***** Given data
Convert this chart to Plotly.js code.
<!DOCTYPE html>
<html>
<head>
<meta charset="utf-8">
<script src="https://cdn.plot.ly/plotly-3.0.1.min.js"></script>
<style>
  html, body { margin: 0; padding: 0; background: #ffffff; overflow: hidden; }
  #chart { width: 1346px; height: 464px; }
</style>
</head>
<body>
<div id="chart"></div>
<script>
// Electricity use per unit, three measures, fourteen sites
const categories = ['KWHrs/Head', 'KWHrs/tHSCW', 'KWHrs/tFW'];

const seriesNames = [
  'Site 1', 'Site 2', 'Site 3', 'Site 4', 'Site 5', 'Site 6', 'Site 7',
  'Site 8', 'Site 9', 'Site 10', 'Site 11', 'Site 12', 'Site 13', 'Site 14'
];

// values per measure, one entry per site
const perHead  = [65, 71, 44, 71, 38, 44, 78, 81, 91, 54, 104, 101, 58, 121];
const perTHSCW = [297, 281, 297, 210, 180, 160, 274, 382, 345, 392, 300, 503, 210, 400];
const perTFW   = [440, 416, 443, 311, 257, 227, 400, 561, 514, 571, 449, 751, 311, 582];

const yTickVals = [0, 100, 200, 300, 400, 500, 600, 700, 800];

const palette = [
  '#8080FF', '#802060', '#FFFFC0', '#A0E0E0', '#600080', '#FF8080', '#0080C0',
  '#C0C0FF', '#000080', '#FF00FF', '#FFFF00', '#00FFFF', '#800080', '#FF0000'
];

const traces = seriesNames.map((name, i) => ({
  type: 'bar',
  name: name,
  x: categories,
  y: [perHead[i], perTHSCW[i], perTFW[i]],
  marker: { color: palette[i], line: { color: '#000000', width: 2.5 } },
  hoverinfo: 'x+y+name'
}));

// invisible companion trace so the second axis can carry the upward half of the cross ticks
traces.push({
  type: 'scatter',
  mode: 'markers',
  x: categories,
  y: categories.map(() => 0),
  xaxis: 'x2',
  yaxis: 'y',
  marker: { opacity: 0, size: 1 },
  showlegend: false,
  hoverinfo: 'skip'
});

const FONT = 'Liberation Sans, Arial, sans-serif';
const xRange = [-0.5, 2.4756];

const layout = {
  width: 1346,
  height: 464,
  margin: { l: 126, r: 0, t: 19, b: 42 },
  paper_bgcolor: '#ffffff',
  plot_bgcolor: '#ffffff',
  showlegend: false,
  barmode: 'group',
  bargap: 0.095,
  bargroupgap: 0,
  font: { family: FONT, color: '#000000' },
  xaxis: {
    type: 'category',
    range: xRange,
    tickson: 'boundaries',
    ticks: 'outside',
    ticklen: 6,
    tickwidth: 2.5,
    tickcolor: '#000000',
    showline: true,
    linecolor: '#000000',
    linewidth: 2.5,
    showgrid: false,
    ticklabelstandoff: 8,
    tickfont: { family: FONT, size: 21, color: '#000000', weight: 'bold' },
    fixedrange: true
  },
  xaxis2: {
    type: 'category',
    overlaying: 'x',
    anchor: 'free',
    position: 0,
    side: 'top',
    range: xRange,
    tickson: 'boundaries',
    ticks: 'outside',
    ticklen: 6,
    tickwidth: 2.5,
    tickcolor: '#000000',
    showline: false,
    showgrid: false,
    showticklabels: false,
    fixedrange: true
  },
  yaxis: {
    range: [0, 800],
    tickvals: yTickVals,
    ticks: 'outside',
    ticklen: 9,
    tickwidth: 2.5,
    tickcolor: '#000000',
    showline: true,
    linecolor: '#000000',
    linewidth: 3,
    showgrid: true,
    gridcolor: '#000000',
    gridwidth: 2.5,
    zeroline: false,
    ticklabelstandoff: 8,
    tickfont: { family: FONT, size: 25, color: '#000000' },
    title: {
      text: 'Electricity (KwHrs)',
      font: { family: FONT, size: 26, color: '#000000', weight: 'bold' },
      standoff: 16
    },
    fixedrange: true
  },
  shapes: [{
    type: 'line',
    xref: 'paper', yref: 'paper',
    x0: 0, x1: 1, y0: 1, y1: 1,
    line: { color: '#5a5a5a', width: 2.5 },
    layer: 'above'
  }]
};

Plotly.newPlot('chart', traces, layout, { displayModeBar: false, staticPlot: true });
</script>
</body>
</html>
**********
◆ **Your objective**: Word for word, write out the data.

◆ **Result of the task**:
Convert this chart to Plotly.js code.
<!DOCTYPE html>
<html>
<head>
<meta charset="utf-8">
<script src="https://cdn.plot.ly/plotly-3.0.1.min.js"></script>
<style>
  html, body { margin: 0; padding: 0; background: #ffffff; overflow: hidden; }
  #chart { width: 1346px; height: 464px; }
</style>
</head>
<body>
<div id="chart"></div>
<script>
// Electricity use per unit, three measures, fourteen sites
const categories = ['KWHrs/Head', 'KWHrs/tHSCW', 'KWHrs/tFW'];

const seriesNames = [
  'Site 1', 'Site 2', 'Site 3', 'Site 4', 'Site 5', 'Site 6', 'Site 7',
  'Site 8', 'Site 9', 'Site 10', 'Site 11', 'Site 12', 'Site 13', 'Site 14'
];

// values per measure, one entry per site
const perHead  = [65, 71, 44, 71, 38, 44, 78, 81, 91, 54, 104, 101, 58, 121];
const perTHSCW = [297, 281, 297, 210, 180, 160, 274, 382, 345, 392, 300, 503, 210, 400];
const perTFW   = [440, 416, 443, 311, 257, 227, 400, 561, 514, 571, 449, 751, 311, 582];

const yTickVals = [0, 100, 200, 300, 400, 500, 600, 700, 800];

const palette = [
  '#8080FF', '#802060', '#FFFFC0', '#A0E0E0', '#600080', '#FF8080', '#0080C0',
  '#C0C0FF', '#000080', '#FF00FF', '#FFFF00', '#00FFFF', '#800080', '#FF0000'
];

const traces = seriesNames.map((name, i) => ({
  type: 'bar',
  name: name,
  x: categories,
  y: [perHead[i], perTHSCW[i], perTFW[i]],
  marker: { color: palette[i], line: { color: '#000000', width: 2.5 } },
  hoverinfo: 'x+y+name'
}));

// invisible companion trace so the second axis can carry the upward half of the cross ticks
traces.push({
  type: 'scatter',
  mode: 'markers',
  x: categories,
  y: categories.map(() => 0),
  xaxis: 'x2',
  yaxis: 'y',
  marker: { opacity: 0, size: 1 },
  showlegend: false,
  hoverinfo: 'skip'
});

const FONT = 'Liberation Sans, Arial, sans-serif';
const xRange = [-0.5, 2.4756];

const layout = {
  width: 1346,
  height: 464,
  margin: { l: 126, r: 0, t: 19, b: 42 },
  paper_bgcolor: '#ffffff',
  plot_bgcolor: '#ffffff',
  showlegend: false,
  barmode: 'group',
  bargap: 0.095,
  bargroupgap: 0,
  font: { family: FONT, color: '#000000' },
  xaxis: {
    type: 'category',
    range: xRange,
    tickson: 'boundaries',
    ticks: 'outside',
    ticklen: 6,
    tickwidth: 2.5,
    tickcolor: '#000000',
    showline: true,
    linecolor: '#000000',
    linewidth: 2.5,
    showgrid: false,
    ticklabelstandoff: 8,
    tickfont: { family: FONT, size: 21, color: '#000000', weight: 'bold' },
    fixedrange: true
  },
  xaxis2: {
    type: 'category',
    overlaying: 'x',
    anchor: 'free',
    position: 0,
    side: 'top',
    range: xRange,
    tickson: 'boundaries',
    ticks: 'outside',
    ticklen: 6,
    tickwidth: 2.5,
    tickcolor: '#000000',
    showline: false,
    showgrid: false,
    showticklabels: false,
    fixedrange: true
  },
  yaxis: {
    range: [0, 800],
    tickvals: yTickVals,
    ticks: 'outside',
    ticklen: 9,
    tickwidth: 2.5,
    tickcolor: '#000000',
    showline: true,
    linecolor: '#000000',
    linewidth: 3,
    showgrid: true,
    gridcolor: '#000000',
    gridwidth: 2.5,
    zeroline: false,
    ticklabelstandoff: 8,
    tickfont: { family: FONT, size: 25, color: '#000000' },
    title: {
      text: 'Electricity (KwHrs)',
      font: { family: FONT, size: 26, color: '#000000', weight: 'bold' },
      standoff: 16
    },
    fixedrange: true
  },
  shapes: [{
    type: 'line',
    xref: 'paper', yref: 'paper',
    x0: 0, x1: 1, y0: 1, y1: 1,
    line: { color: '#5a5a5a', width: 2.5 },
    layer: 'above'
  }]
};

Plotly.newPlot('chart', traces, layout, { displayModeBar: false, staticPlot: true });
</script>
</body>
</html>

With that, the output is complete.